Legal Question in Real Estate Law in California
Deed of trust with assignment of rents
Do both Co-owners have to sign the deed of trust with assignment of rents to be honored and recorded, or if one co-owner refused and one complies, and will it only apply to person who signed or to both since they are both on loan and title of the home
1 Answer from Attorneys
Re: Deed of trust with assignment of rents
Well, I think the usual and best answer is that if the loan application has been made by both co-owners and the loan has been approved on the assumption that both will sign, but at close of escrow only one owner shows up to sign, there will be no closing and no loan or recording.

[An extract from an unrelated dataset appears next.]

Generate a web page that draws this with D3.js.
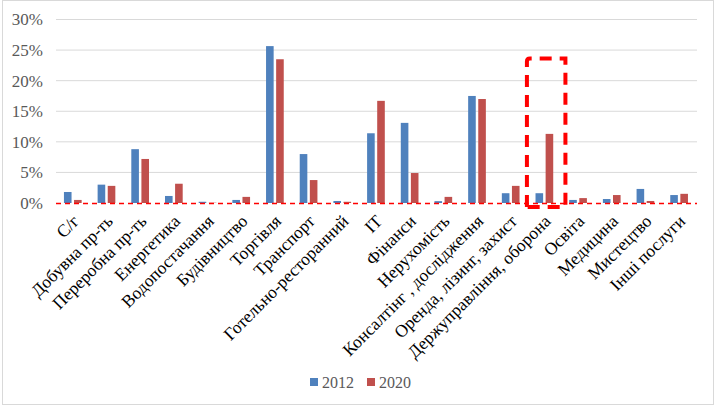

Some other situations are thinkable and may occur from time to time. If an application is made in the name of only one of two cotenants, and the lender is willing to accept a half interest in the property as collateral, the deal will probably close and record, but only the part interest owned by the signer will be encumbered. Such situations are unusual, because a half interest as a tenant in common with a stranger is poor collateral and has little if any market.
Now, in your situation as I (by guesswork) think I understand it, you have applied jointly for a loan and the lender expects both of you to sign and thus to encumber the entire property; and you're asking what will happen if only one of you shows up at close of escrow, prepared to sign. The lender will probably blow you off and refuse to consider the deal any more. If the papers are all drawn up for two signatures, but only one signs, and the deal somehow gets funded, "closed" and recorded, we have a recipe for a lawsuit. The outcome may be dependent upon whether there was mistake or fraud, what happened to the money, and possibly whether one owner was the agent for the other, but most likely a lien is created ONLY upon the interest of the signator, not the other.
Usually, the law treats the interests of co-owners as separate, and one cannot deal with the interest of the other. Co-ownership does not, by itself, create a partnership nor an agency.